Et surtout n’était-il pas possible d’instaurer en urgence un blocage total des prix avec un contrôle extrêmement sévère ?
La mise en place sans contrainte des « prix justes » ( precio justo) par le gouvernement n’ayant eu que peu d’efficacité .
Je remets ici la conclusion de cet excellent article paru sur le GS il y a quelques jours , désormais à conjuguer au passé.
http://www.legrandsoir.info/elections-legislatives-au-venezuela-la-revolution-bolivarienne-face-a-son-plus-grand-defi.html
« Il n’y a qu’un seul moyen de résoudre les problèmes auxquels la révolution fait face.
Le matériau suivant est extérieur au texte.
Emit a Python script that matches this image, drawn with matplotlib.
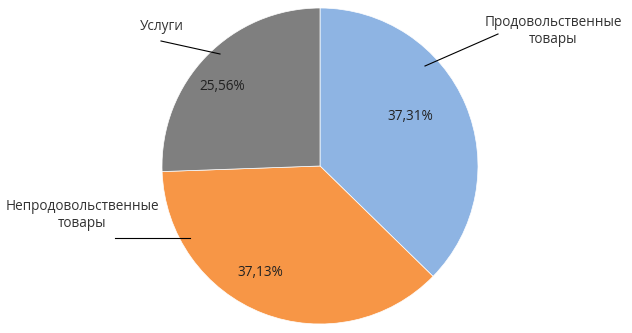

Hugo Chavez l’avait déjà annoncé avant sa mort, dans un discours célèbre nommé « le coup de gouvernail » (Golpe de Timón). Il y préconisait de construire une économie socialiste et de remplacer l’Etat bourgeois par un Etat basé sur les communes.
Une chose est claire : la voie tentant de réguler le capitalisme a échoué et sans un brusque virage à gauche, la révolution bolivarienne sera vaincue. »
J’enrage de savoir que le FMI , la banque mondiale, les multinationales principalement états-uniennes et toute la clique vont reprendre la main sur ce pays, ExxonMobil, Chevron en tête.
J’enrage de savoir que cette reprise des richesses du Vénézuéla , et elles sont nombreuses, vont redonner un grand bol d’oxygène à l’empire à un moment ou il a un genou à terre.
Il fallait être naïf pour s’imaginer que les états-uniens laisseraient enfin l’Amérique Latine en paix et souveraine, Macri en Argentine, la tentative de coup d’état constitutionnel en cours contre Dilma Roussef, le Venezuela, prouve qu’il n’en est rien et que leurs « occupations » et leurs soucis actuels au Moyen Orient, contre la Russie et contre la Chine ne les ont en rien distraits de ce qu’ils considèrent toujours comme leur arrière cour.